Nous arrivons ainsi à Rome, ville déjà éternelle, et imposante, en savourant la solennité enjouée, comme distanciée du Concerto grosso en ré de Corelli. Mais c’est la peinture qu’évoque le voyageur avant de se faire lui-même tirer un portrait avantageux. « J’entends ici des gens tomber en extase aux noms du Raphaël, du Titien, ou du Corrège, alors qu’ils n’ont jamais songé à un tableau avant d’avoir traversé les Alpes. Je n’y vois qu’une explication. Le climat de Rome est contagieux. »

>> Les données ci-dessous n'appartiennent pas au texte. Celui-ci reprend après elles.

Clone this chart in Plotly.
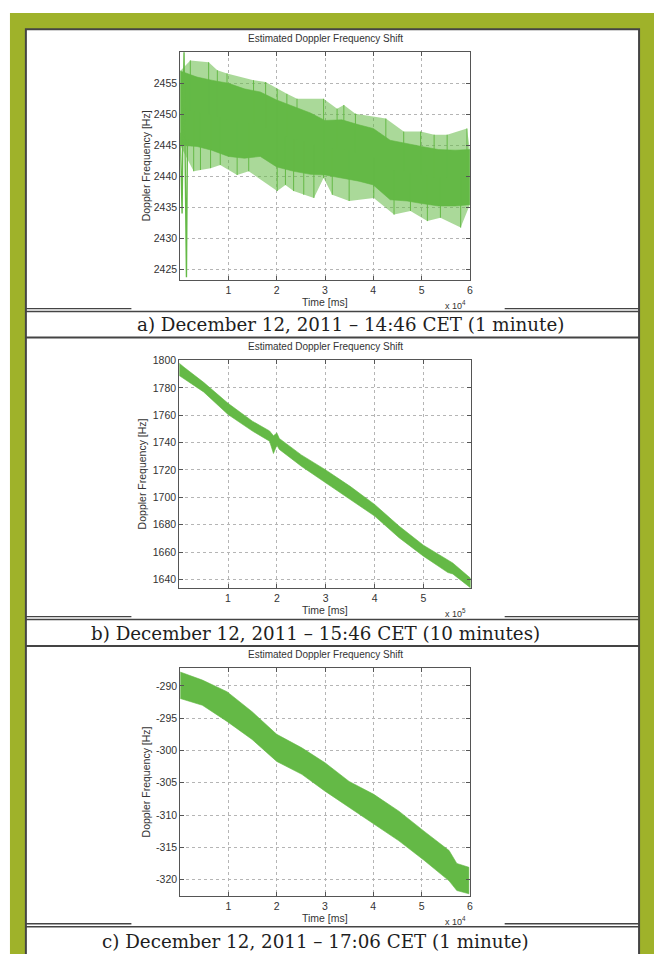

Vient le temps du retour, par le Nord, et donc l’Allemagne. Escale à Leipzig où nous nous pénétrons des accents cosmopolites de la Suite des Nations de Telemann. « Il y a ici des hommes de grande taille de toute nation et religion, une chapelle moscovite, une église papiste, et des lieux de culte pour presque toutes les religions », s’étonne le voyageur admiratif. Y aurait-il là un message subliminal venu des Lumières baroques pour l’Europe contemporaine tétanisée par ses angoisses et ses tentations de repli ? « Bien sûr, » conclut Olivier Fortin dont le clavecin somptueux nous a réjoui toute la soirée, « c’est important de montrer aujourd’hui comment dans l’Europe d’alors, la culture commune s’enrichissait de toutes les particularités grâce aux échanges, aux voyages, à la curiosité mutuelle. A l’époque, on se nourrissait des différences. On les trouvait savoureuses ». Et de laisser comme il se doit l’envolée finale au Kantor de Leipzig, l’inévitable Jean-Sébastien Bach, avec une adaptation orchestrale et triomphale du choral de la cantate BWV 75 : Was Gott tut, das ist wohlgetan (Ce que Dieu fait est bien fait).